#### Work required:
Beginning with the first line below, please repeat the material exactly, ending with the line that includes "var chart = echarts.init(document.getElementById('chart'))".
——
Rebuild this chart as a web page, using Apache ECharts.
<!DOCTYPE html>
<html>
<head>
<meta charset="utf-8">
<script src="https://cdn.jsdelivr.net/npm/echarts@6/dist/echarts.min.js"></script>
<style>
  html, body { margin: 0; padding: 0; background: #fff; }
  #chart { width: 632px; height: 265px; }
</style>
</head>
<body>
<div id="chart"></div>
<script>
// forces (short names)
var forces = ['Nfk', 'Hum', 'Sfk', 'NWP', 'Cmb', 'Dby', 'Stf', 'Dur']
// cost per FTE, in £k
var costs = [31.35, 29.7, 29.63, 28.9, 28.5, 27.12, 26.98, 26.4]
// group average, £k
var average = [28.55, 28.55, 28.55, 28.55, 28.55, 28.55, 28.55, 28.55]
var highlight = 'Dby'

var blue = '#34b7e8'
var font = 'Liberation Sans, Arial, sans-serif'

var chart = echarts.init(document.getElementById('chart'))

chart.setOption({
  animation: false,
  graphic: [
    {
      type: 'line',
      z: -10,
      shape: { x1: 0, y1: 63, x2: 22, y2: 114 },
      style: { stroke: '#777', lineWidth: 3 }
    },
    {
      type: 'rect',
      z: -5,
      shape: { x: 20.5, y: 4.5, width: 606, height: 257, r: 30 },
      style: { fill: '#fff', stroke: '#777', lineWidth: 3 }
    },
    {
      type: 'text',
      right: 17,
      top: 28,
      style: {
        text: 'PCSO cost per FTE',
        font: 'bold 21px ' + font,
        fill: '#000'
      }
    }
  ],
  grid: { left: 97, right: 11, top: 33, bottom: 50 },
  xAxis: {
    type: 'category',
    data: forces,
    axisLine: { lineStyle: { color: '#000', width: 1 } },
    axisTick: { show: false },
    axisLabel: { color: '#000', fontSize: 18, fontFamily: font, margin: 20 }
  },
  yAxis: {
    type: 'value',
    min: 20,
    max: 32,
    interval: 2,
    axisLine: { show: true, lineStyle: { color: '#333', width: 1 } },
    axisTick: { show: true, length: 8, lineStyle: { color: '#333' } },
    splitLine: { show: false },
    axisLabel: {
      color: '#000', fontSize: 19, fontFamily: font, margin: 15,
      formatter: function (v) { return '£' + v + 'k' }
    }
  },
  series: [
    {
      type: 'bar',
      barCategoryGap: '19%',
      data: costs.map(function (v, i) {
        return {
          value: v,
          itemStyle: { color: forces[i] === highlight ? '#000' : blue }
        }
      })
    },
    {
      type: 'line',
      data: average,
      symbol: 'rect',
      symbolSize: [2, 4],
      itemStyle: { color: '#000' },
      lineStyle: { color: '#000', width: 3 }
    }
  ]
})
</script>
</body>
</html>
——
#### Output of the task:
Rebuild this chart as a web page, using Apache ECharts.
<!DOCTYPE html>
<html>
<head>
<meta charset="utf-8">
<script src="https://cdn.jsdelivr.net/npm/echarts@6/dist/echarts.min.js"></script>
<style>
  html, body { margin: 0; padding: 0; background: #fff; }
  #chart { width: 632px; height: 265px; }
</style>
</head>
<body>
<div id="chart"></div>
<script>
// forces (short names)
var forces = ['Nfk', 'Hum', 'Sfk', 'NWP', 'Cmb', 'Dby', 'Stf', 'Dur']
// cost per FTE, in £k
var costs = [31.35, 29.7, 29.63, 28.9, 28.5, 27.12, 26.98, 26.4]
// group average, £k
var average = [28.55, 28.55, 28.55, 28.55, 28.55, 28.55, 28.55, 28.55]
var highlight = 'Dby'

var blue = '#34b7e8'
var font = 'Liberation Sans, Arial, sans-serif'

var chart = echarts.init(document.getElementById('chart'))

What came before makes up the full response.